Merkez Antakya ilçesi Odabaşı Kavaslı Mahallesi’ndeki 9 katlı apartmanın 6 Şubat saat 04.17’deki ilk depremde yıkılması ve 9 kişinin yaşamını yitirmesiyle ilgili Hatay Cumhuriyet Başsavcılığı Deprem Soruşturma Bürosunca yürütülen soruşturma tamamlandı.
Tutuksuz sanıklar 85 yaşındaki binanın yapım sorumlusu müteahhidi A.S.R, proje ve uygulama denetçisi İ.S, kontrol elemanı H.A. ile tutuklu sanıklar statik proje müellifi C.T, yapı denetim sorumlusu G.T, proje ve uygulama denetçisi M.K. hakkında “bilinçli taksirle birden fazla kişinin ölümüne neden olma” suçundan 22 yıl 6’şar aya kadar hapis talebiyle hazırlanan iddianame, Hatay 3. Ağır Ceza Mahkemesince kabul edildi.
İddianamede, cumhuriyet savcısı nezaretinde bilirkişilerle olay yerinde incelemelerde bulunulduğu ancak binanın enkaz halinde olması nedeniyle gözlem çukuru açılarak zemin incelemesi yapılamadığı belirtildi.
Bilirkişideki zemin etüt raporunda, birinci sondaj kuyusunda yeraltı suyuna rastlanılmadığı, ikinci ve üçüncü sondaj kuyularında ise 6. metrede yeraltı suyuna rastlandığı kaydedilen iddianamede, temel donatı alanları, temel zemin emniyet gerilmesi ve perde donatı alanının yetersiz bulunduğu ayrıca malzeme kalitesinin de yetersiz olduğu bildirildi.
İddianamede ifadesine yer verilen binanın yapım sorumlusu müteahhidi A.S.R, hakkındaki suçlamaları kabul etmedi.
Yaptığı binayı hatırlamadığını öne süren A.S.R, “Bu apartmanı hatırlayamadım. Söz konusu apartmanı yapıp yapmadığıma dair şu an herhangi bir bilgim yok. Bu apartmanın yapı denetimcisi G.T’yi de hatırlamıyorum, söyleyeceklerim bundan ibarettir.” ifadelerini kullandı.

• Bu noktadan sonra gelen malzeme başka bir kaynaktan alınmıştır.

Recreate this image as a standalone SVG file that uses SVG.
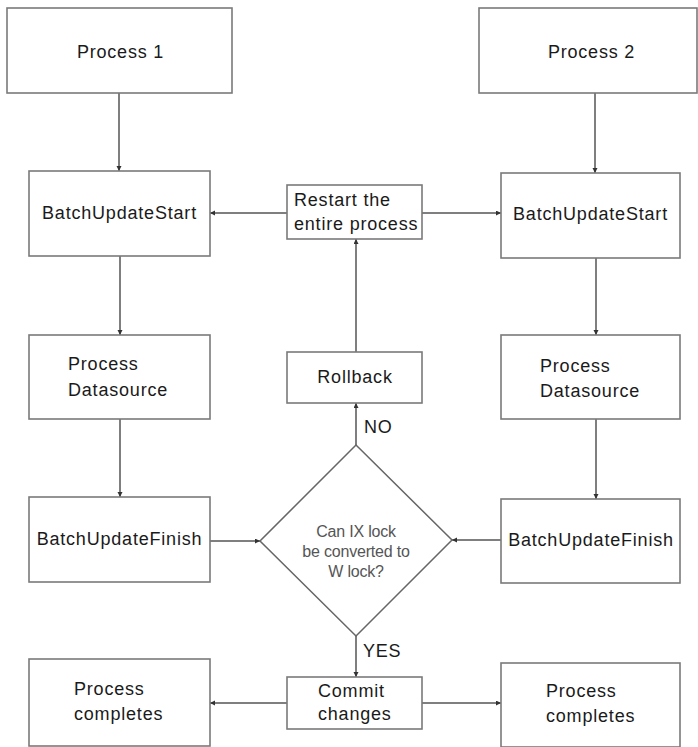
<svg xmlns="http://www.w3.org/2000/svg" width="698" height="747" viewBox="0 0 698 747">
<style>
.box{fill:#fff;stroke:#7a7a7a;stroke-width:1.6}
.t{font-family:"Liberation Sans",Arial,sans-serif;font-size:18px;fill:#1a1a1a;letter-spacing:0.8px}
.c{text-anchor:middle}
.q{font-family:"Liberation Sans",Arial,sans-serif;font-size:16px;fill:#555;text-anchor:middle;letter-spacing:-0.2px}
.ln{fill:none;stroke:#555;stroke-width:1.5;marker-end:url(#ah)}
</style>
<defs>
<marker id="ah" markerUnits="userSpaceOnUse" markerWidth="6" markerHeight="6" refX="5" refY="2.5" orient="auto">
<path d="M0,0 L5,2.5 L0,5 z" fill="#333"/>
</marker>
</defs>
<rect width="698" height="747" fill="#fff"/>
<g id="connectors">
<line class="ln" x1="119" y1="93" x2="119" y2="171"/>
<line class="ln" x1="595" y1="93" x2="595" y2="173"/>
<line class="ln" x1="287" y1="213" x2="210" y2="213"/>
<line class="ln" x1="422" y1="213" x2="501" y2="213"/>
<line class="ln" x1="120" y1="256" x2="120" y2="335"/>
<line class="ln" x1="596" y1="258" x2="596" y2="335"/>
<line class="ln" x1="356" y1="352" x2="356" y2="239"/>
<line class="ln" x1="120" y1="419" x2="120" y2="497"/>
<line class="ln" x1="596" y1="419" x2="596" y2="499"/>
<line class="ln" x1="356" y1="445" x2="356" y2="403"/>
<line class="ln" x1="210" y1="541" x2="260" y2="541"/>
<line class="ln" x1="501" y1="540" x2="452" y2="540"/>
<line class="ln" x1="356" y1="636" x2="356" y2="677"/>
<line class="ln" x1="287" y1="703" x2="210" y2="703"/>
<line class="ln" x1="422" y1="703" x2="501" y2="703"/>
<text class="t" x="364" y="433">NO</text>
<text class="t" x="363" y="657">YES</text>
</g>
<g id="process1">
<rect class="box" x="7" y="8" width="225" height="85"/>
<text class="t c" x="120.5" y="58">Process 1</text>
</g>
<g id="process2">
<rect class="box" x="479" y="8" width="218" height="85"/>
<text class="t c" x="591.5" y="58">Process 2</text>
</g>
<g id="bus1">
<rect class="box" x="29" y="171" width="181" height="85"/>
<text class="t c" x="119.5" y="219">BatchUpdateStart</text>
</g>
<g id="bus2">
<rect class="box" x="501" y="173" width="179" height="85"/>
<text class="t c" x="590.5" y="220">BatchUpdateStart</text>
</g>
<g id="restart">
<rect class="box" x="287" y="185" width="135" height="54"/>
<text class="t" x="294" y="206">Restart the</text>
<text class="t" x="294" y="230">entire process</text>
</g>
<g id="pd1">
<rect class="box" x="29" y="335" width="181" height="84"/>
<text class="t" x="68" y="370">Process</text>
<text class="t" x="68" y="396">Datasource</text>
</g>
<g id="pd2">
<rect class="box" x="501" y="335" width="179" height="84"/>
<text class="t" x="540" y="372">Process</text>
<text class="t" x="540" y="397">Datasource</text>
</g>
<g id="rollback">
<rect class="box" x="287" y="352" width="135" height="51"/>
<text class="t c" x="355" y="383">Rollback</text>
</g>
<g id="buf1">
<rect class="box" x="29" y="497" width="181" height="85"/>
<text class="t c" x="119.5" y="545">BatchUpdateFinish</text>
</g>
<g id="buf2">
<rect class="box" x="501" y="499" width="179" height="84"/>
<text class="t c" x="591" y="546">BatchUpdateFinish</text>
</g>
<g id="decision">
<polygon points="356,445 452,540 356,636 260,541" fill="#fff" stroke="#666" stroke-width="1.5"/>
<text class="q" x="356" y="537">Can IX lock</text>
<text class="q" x="356" y="557">be converted to</text>
<text class="q" x="356" y="577">W lock?</text>
</g>
<g id="commit">
<rect class="box" x="287" y="677" width="135" height="52"/>
<text class="t" x="318" y="697">Commit</text>
<text class="t" x="318" y="720">changes</text>
</g>
<g id="pc1">
<rect class="box" x="29" y="659" width="181" height="87"/>
<text class="t" x="74" y="695">Process</text>
<text class="t" x="74" y="720">completes</text>
</g>
<g id="pc2">
<rect class="box" x="501" y="663" width="179" height="84"/>
<text class="t" x="546" y="697">Process</text>
<text class="t" x="546" y="722">completes</text>
</g>
</svg>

SUÇU YANINDAKİ ELEMANLARA ATTI
Binanın yapı denetim sorumlusu tutuklu sanık G.T. ise binanın 2017’de yapımına başlandığını belirtti.
Binanın yapı ruhsatı ve kullanım izninde imza yetkisini kullandığını ifade eden G.T, “Biz projelere uygun olarak yapı denetimi gerçekleştirdik. Ben şirkette imza yetkilisi olarak bulunuyorum. Yapı denetim kuruluşunun sahibiyim. Binaları yanımda çalışan yapı denetçisi mühendisler denetler. Bu binada proje ve uygulama denetçisi olarak mimar İ.S. ve inşaat mühendisi M.K. yapı denetimini gerçekleştirdi.” beyanında bulundu.
BİNAYA HİÇ GİTMEMİŞ
Proje ve uygulama denetçisi İ.S. ise binanın yapıldığı dönemde hasta olduğu için Bodrum’da kızının yanında kaldığını anlattı.
Yapı denetim şirketinin zaman zaman kendisini aradığını kaydeden İ.S, “Bana her zaman ‘Her şey yolunda, gelmene gerek yok.’ dediler. Ben o tarihte hiç Hatay’a gitmedim, şirketin denetlediği hiçbir binaya imzamı atmadım. Sadece şirkette isim olarak yer aldım, saha görevine katılmadım. Eğer ki yapı denetim evraklarında benim imzam varsa bu imzaları benim yerime başkasının attığını düşünüyorum. Binanın yıkıldığından da haberim yok.” ifadelerine yer verdi.
Tutuklu sanık statik proje müellifi C.T. de suçsuz olduğunu ileri sürerek, “Malzemelerin alımı konusunda sorumluluğum olmamakla beraber yanlış yöntemlerle alındığına şahit oldum.” şeklinde kendisini savundu.
Tutuklu proje ve uygulama denetçisi M.K. ve tutuksuz kontrol elemanı H.A. da yıkılan binanın evraklarına hiçbir şekilde imza atmadıklarını ve suçsuz olduklarını iddia etti.